Month in Review: January 2026

Resilience meets reality as tech dispersion fractures the Magnificent Seven narrative.

The S&P 500 (GSPC) entered 2026 with a quiet but firm 1.38% month-to-date gain, closing at 6,940.01 on January 16. This performance follows a robust 2025 where the index delivered a 16.39% price return, marking its third consecutive year of double-digit gains. However, the narrative has shifted from the broad-based 'AI hype' of previous years to a more discerning 'deployment reality' as investors weigh the structural impacts of the 'Liberation Day' tariffs against a Federal Reserve that has successfully pivoted to a neutral stance.

The primary driver of January's price action was the stark divergence within mega-cap technology. While NVIDIA ($NVDA) remains a pillar of strength after reaching a $5.03 trillion market cap in late 2025, Apple ($AAPL) has struggled, falling 10.7% from its January 2 peak to close at $255.53. This 60-percentage-point spread among the market leaders suggests that the 'Magnificent Seven' moniker is increasingly obsolete, replaced by a regime where idiosyncratic execution and tariff exposure dictate returns.

The Scorecard

Equities

  • S&P 500: +1.38% MTD (6,940.01)
  • Nasdaq Composite: +3.6% MTD (following +21.1% in 2025)
  • Dow Jones Industrial Average: +2.7% MTD (following +12.97% in 2025)
  • International Developed: +3.5% MTD
  • Emerging Markets: -1.2% MTD

Fixed Income

  • 10Y Treasury Yield: Holding near 4.2%
  • Investment Grade: Flat MTD
  • High Yield: +0.4% MTD

Other

  • Dollar Index (DXY): +0.6% MTD
  • Gold: +1.2% MTD (continuing its lockstep rally with equities)
  • Crude Oil (WTI): $59.44
  • VIX: 15.86

What Worked

The month favored sectors with high visibility into earnings and low sensitivity to the immediate implementation of the 10% effective tariff rate.

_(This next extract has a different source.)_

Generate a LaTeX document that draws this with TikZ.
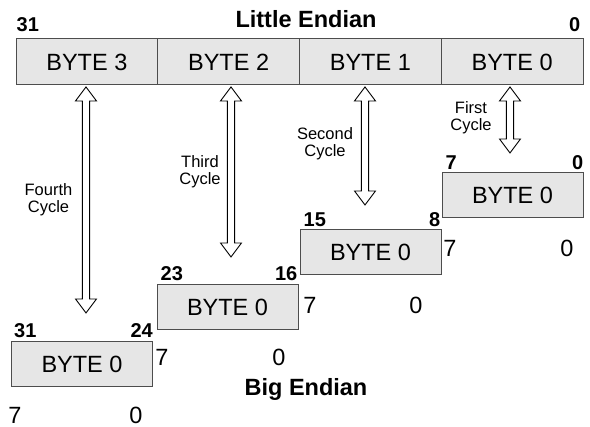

  • Communication Services: Building on its 32.4% gain in 2025, the sector led again as platforms successfully monetized AI integration.
  • Neutral Fed Policy: The Fed's decision to hold the funds rate in the 3.50%-3.75% range provided a stable valuation floor for equities.
  • Gold-Equity Correlation: Investors continued to use bullion as a structural hedge, with both assets rising in tandem as they did throughout 2025.

What Didn't Work

Valuation sensitivity and trade policy exposure were the primary detractors in January.

  • Apple ($AAPL): The 10.7% correction reflects growing concerns over hardware margins in a high-tariff environment.
  • Real Estate: After being the worst performer in 2025 (-0.35%), the sector continued to lag as the 10-year yield remained anchored above 4.0%.
  • Small Caps: The Russell 2000 (RUT) underperformed large caps as higher-for-longer neutral rates pressured balance sheets.

The Surprise

The most significant surprise was the resilience of U.S. GDP growth, which clocked in at 4.3% annualized for Q3 2025. This strength has allowed the market to absorb the 'Liberation Day' tariff shocks—which initially caused a 12% drop in April 2025—without entering a broader recessionary spiral. The market is now pricing in a 'no landing' scenario rather than the soft landing consensus of late last year.

Month Ahead Setup

As we move into February, the focus shifts to whether corporate earnings can validate the 8,001 consensus target set by major strategists for year-end 2026.

Key Questions for February

  • Can NVIDIA ($NVDA) maintain its leadership as AI spending shifts from training to inference?
  • Will the 10% effective tariff rate begin to show up in core PCE inflation, which ended 2025 at 2.9%?
  • Does the 10.7% pullback in Apple ($AAPL) represent a buying opportunity or a structural re-rating?

Positioning remains elevated, with Goldman Sachs projecting a 12% total return for the year. However, the fractured nature of the mega-cap leaders suggests that index-level gains may be harder to come by than the headline figures imply.